Problem 3 — Parallel Impedance Combination
An inductor \(L = 50\) mH and a resistor \(R = 200\) Ω are connected in parallel. The operating frequency is \(f = 500\) Hz.
(a) Find the impedance of the inductor \(Z_L\).
(b) Find the parallel equivalent impedance \(Z_{parallel}\) using the product-over-sum rule. Express in rectangular form.
(c) A current source \(\mathbf{I}_s = 0.1\angle 0°\) A drives the parallel combination. Find the voltage across the parallel combination and the current through the inductor alone.
Hint
(a) \(Z_L = j\omega L\). Compute \(\omega = 2\pi f\) and evaluate.

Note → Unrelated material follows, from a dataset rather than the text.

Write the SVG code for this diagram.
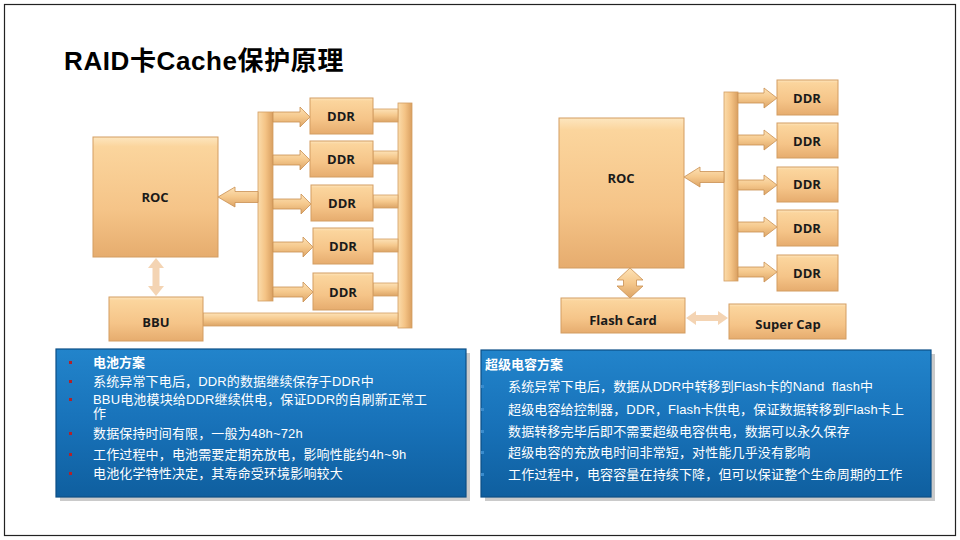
<svg xmlns="http://www.w3.org/2000/svg" width="960" height="540" viewBox="0 0 960 540">
<defs>
<linearGradient id="gBox" x1="0" y1="0" x2="0" y2="1">
<stop offset="0" stop-color="#fde6bf"/>
<stop offset="0.08" stop-color="#fbd59d"/>
<stop offset="0.6" stop-color="#f5c488"/>
<stop offset="1" stop-color="#e6ac6e"/>
</linearGradient>
<linearGradient id="gV" x1="0" y1="0" x2="1" y2="0">
<stop offset="0" stop-color="#fbdcab"/>
<stop offset="0.5" stop-color="#f4c385"/>
<stop offset="1" stop-color="#d99f60"/>
</linearGradient>
<linearGradient id="gH" x1="0" y1="0" x2="0" y2="1">
<stop offset="0" stop-color="#fde2b6"/>
<stop offset="0.5" stop-color="#f5c88c"/>
<stop offset="1" stop-color="#dca466"/>
</linearGradient>
<linearGradient id="gBlue" x1="0" y1="0" x2="0" y2="1">
<stop offset="0" stop-color="#2284cb"/>
<stop offset="0.5" stop-color="#1872b9"/>
<stop offset="1" stop-color="#0f5f9f"/>
</linearGradient>
<style>
.box{fill:url(#gBox);stroke:#d39d62;stroke-width:1}
.vbar{fill:url(#gV);stroke:#d39d62;stroke-width:0.8}
.hbar{fill:url(#gH);stroke:#d39d62;stroke-width:0.8}
.arr{fill:url(#gH);stroke:#c98f52;stroke-width:0.8}
.pale{fill:#f2cca6;opacity:0.85}
.lbl{font-family:"Open Sans","Liberation Sans",sans-serif;font-weight:bold;font-size:13px;fill:#1a1a1a;text-anchor:middle}
.title{font-family:"Liberation Sans","Noto Sans CJK SC",sans-serif;font-weight:bold;font-size:26px;letter-spacing:0.6px;fill:#000}
.txt{font-family:"Liberation Sans","Noto Sans CJK SC",sans-serif;font-size:13px;letter-spacing:0.15px;fill:#ffffff}
.txtb{font-family:"Liberation Sans","Noto Sans CJK SC",sans-serif;font-size:13px;font-weight:bold;fill:#ffffff}
.blue{fill:url(#gBlue);stroke:#0c4f86;stroke-width:1.2}
.shadow{fill:#8a8a8a;opacity:0.45}
.bulR{fill:#b0222a}
.bulB{fill:#3a8bcc}
</style>
</defs>
<rect x="0" y="0" width="960" height="540" fill="#ffffff"/>
<rect x="4.5" y="4.5" width="951" height="531" fill="none" stroke="#222" stroke-width="1.2"/>

<text class="title" x="64" y="70">RAID卡Cache保护原理</text>

<g id="connectors">
<rect class="vbar" x="258" y="112" width="15" height="189"/>
<rect class="vbar" x="398" y="103" width="14" height="225"/>
<rect class="hbar" x="203" y="313" width="195" height="13"/>
<rect class="hbar" x="373" y="109" width="25" height="13"/>
<rect class="hbar" x="373" y="151" width="25" height="13"/>
<rect class="hbar" x="373" y="195" width="25" height="13"/>
<rect class="hbar" x="373" y="239" width="25" height="13"/>
<rect class="hbar" x="373" y="283" width="25" height="13"/>
<path class="arr" d="M273,112 H300 V107 L310,117 L300,127 V122 H273 Z"/>
<path class="arr" d="M273,155 H300 V150 L310,160 L300,170 V165 H273 Z"/>
<path class="arr" d="M273,199 H301 V194 L311,204 L301,214 V209 H273 Z"/>
<path class="arr" d="M273,242 H303 V237 L313,247 L303,257 V252 H273 Z"/>
<path class="arr" d="M273,287 H303 V282 L313,292 L303,302 V297 H273 Z"/>
<path class="arr" d="M258,191.5 H235 V187 L218,197 L235,207 V202.5 H258 Z"/>
<path class="pale" d="M156,258 L164,268 H159.5 V286 H164 L156,296 L148,286 H152.5 V268 H148 Z"/>
<rect class="vbar" x="724" y="92" width="14" height="189"/>
<path class="arr" d="M738,93 H764 V88 L777,98 L764,108 V103 H738 Z"/>
<path class="arr" d="M738,135 H764 V130 L777,140 L764,150 V145 H738 Z"/>
<path class="arr" d="M738,180 H764 V175 L777,185 L764,195 V190 H738 Z"/>
<path class="arr" d="M738,222 H764 V217 L777,227 L764,237 V232 H738 Z"/>
<path class="arr" d="M738,267 H764 V262 L777,272 L764,282 V277 H738 Z"/>
<path class="arr" d="M724,171.5 H700 V167 L684,177 L700,187 V182.5 H724 Z"/>
<path class="arr" d="M630,268 L643,280 H636.5 V286 H643 L630,298 L617,286 H623.5 V280 H617 Z"/>
<path class="pale" d="M686,318 L696,311 V315 H718 V311 L728,318 L718,325 V321 H696 V325 Z"/>
</g>

<g id="roc-left"><rect class="box" x="93" y="137" width="125" height="120"/><text class="lbl" x="155" y="202">ROC</text></g>
<g id="bbu"><rect class="box" x="109" y="297" width="94" height="44"/><text class="lbl" x="156" y="327">BBU</text></g>
<g id="ddr-l1"><rect class="box" x="310" y="98" width="63" height="36"/><text class="lbl" x="341" y="121">DDR</text></g>
<g id="ddr-l2"><rect class="box" x="310" y="141" width="63" height="36"/><text class="lbl" x="341" y="164">DDR</text></g>
<g id="ddr-l3"><rect class="box" x="311" y="185" width="62" height="36"/><text class="lbl" x="342" y="208">DDR</text></g>
<g id="ddr-l4"><rect class="box" x="313" y="228" width="60" height="36"/><text class="lbl" x="343" y="251">DDR</text></g>
<g id="ddr-l5"><rect class="box" x="313" y="273" width="60" height="37"/><text class="lbl" x="343" y="297">DDR</text></g>

<g id="roc-right"><rect class="box" x="559" y="118" width="125" height="150"/><text class="lbl" x="621" y="183">ROC</text></g>
<g id="ddr-r1"><rect class="box" x="777" y="80" width="61" height="35"/><text class="lbl" x="807" y="103">DDR</text></g>
<g id="ddr-r2"><rect class="box" x="777" y="123" width="61" height="35"/><text class="lbl" x="807" y="146">DDR</text></g>
<g id="ddr-r3"><rect class="box" x="777" y="167" width="61" height="35"/><text class="lbl" x="807" y="189">DDR</text></g>
<g id="ddr-r4"><rect class="box" x="777" y="210" width="61" height="36"/><text class="lbl" x="807" y="233">DDR</text></g>
<g id="ddr-r5"><rect class="box" x="777" y="255" width="61" height="36"/><text class="lbl" x="807" y="278">DDR</text></g>
<g id="flash-card"><rect class="box" x="561" y="298" width="124" height="35"/><text class="lbl" x="623" y="325">Flash Card</text></g>
<g id="super-cap"><rect class="box" x="729" y="304" width="117" height="35"/><text class="lbl" x="788" y="329">Super Cap</text></g>

<g id="battery-panel">
<rect class="shadow" x="60" y="353" width="410" height="148"/>
<rect class="blue" x="56" y="349" width="410" height="148"/>
<rect class="bulR" x="69" y="361" width="3" height="3"/>
<rect class="bulR" x="69" y="380" width="3" height="3"/>
<rect class="bulR" x="69" y="398" width="3" height="3"/>
<rect class="bulR" x="69" y="432" width="3" height="3"/>
<rect class="bulR" x="69" y="453" width="3" height="3"/>
<rect class="bulR" x="69" y="472" width="3" height="3"/>
<text class="txtb" x="93" y="367">电池方案</text>
<text class="txt" x="93" y="386">系统异常下电后，DDR的数据继续保存于DDR中</text>
<text class="txt" x="93" y="404">BBU电池模块给DDR继续供电，保证DDR的自刷新正常工</text>
<text class="txt" x="93" y="418">作</text>
<text class="txt" x="93" y="438">数据保持时间有限，一般为48h~72h</text>
<text class="txt" x="93" y="459">工作过程中，电池需要定期充放电，影响性能约4h~9h</text>
<text class="txt" x="93" y="478">电池化学特性决定，其寿命受环境影响较大</text>
</g>

<g id="supercap-panel">
<rect class="shadow" x="485" y="354" width="450" height="147"/>
<rect class="blue" x="481" y="350" width="450" height="147"/>
<rect class="bulB" x="481" y="385" width="3" height="3"/>
<rect class="bulB" x="481" y="408" width="3" height="3"/>
<rect class="bulB" x="481" y="430" width="3" height="3"/>
<rect class="bulB" x="481" y="451" width="3" height="3"/>
<rect class="bulB" x="481" y="473" width="3" height="3"/>
<text class="txtb" x="485" y="369">超级电容方案</text>
<text class="txt" x="508" y="391">系统异常下电后，数据从DDR中转移到Flash卡的Nand&#160; flash中</text>
<text class="txt" x="508" y="414">超级电容给控制器，DDR，Flash卡供电，保证数据转移到Flash卡上</text>
<text class="txt" x="508" y="436">数据转移完毕后即不需要超级电容供电，数据可以永久保存</text>
<text class="txt" x="508" y="457">超级电容的充放电时间非常短，对性能几乎没有影响</text>
<text class="txt" x="508" y="479">工作过程中，电容容量在持续下降，但可以保证整个生命周期的工作</text>
</g>
</svg>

(b) For two impedances in parallel: \(Z_p = \frac{Z_R \cdot Z_L}{Z_R + Z_L}\). Multiply numerator and denominator, then rationalize by multiplying by the complex conjugate of the denominator.
(c) The voltage across the parallel combination is \(\mathbf{V} = \mathbf{I}_s \cdot Z_{parallel}\). Then apply Ohm's law to the inductor alone: \(\mathbf{I}_L = \mathbf{V} / Z_L\). You can verify by current divider: \(\mathbf{I}_L = \mathbf{I}_s \cdot \frac{Z_R}{Z_R + Z_L}\).
Problem 4 — Phasor Voltage Divider
A series RLC circuit has \(R = 100\) Ω, \(L = 80\) mH, and \(C = 10\) μF. The source voltage is \(\mathbf{V}_s = 50\angle 0°\) V at \(\omega = 1000\) rad/s.
(a) Find \(Z_R\), \(Z_L\), and \(Z_C\) at \(\omega = 1000\) rad/s.
(b) Find the total impedance \(Z_{total}\) and the phasor current \(\mathbf{I}\).
(c) Using the phasor voltage divider, find the voltage across the capacitor \(\mathbf{V}_C\). Express the result in polar form and convert back to a time-domain expression.
Hint
(a) \(Z_R = R\), \(Z_L = j\omega L\), \(Z_C = 1/(j\omega C) = -j/(\omega C)\). Evaluate each numerically.
(b) \(Z_{total} = Z_R + Z_L + Z_C\). Combine the imaginary parts (one positive, one negative). Then \(\mathbf{I} = \mathbf{V}_s / Z_{total}\).
(c) The voltage divider formula gives \(\mathbf{V}_C = \mathbf{V}_s \cdot \frac{Z_C}{Z_{total}}\). Alternatively, \(\mathbf{V}_C = \mathbf{I} \cdot Z_C\). Note that at \(\omega = 1000\) rad/s the reactances may not cancel (this is not necessarily the resonant frequency), so \(|\mathbf{V}_C|\) need not equal \(|\mathbf{V}_s|\).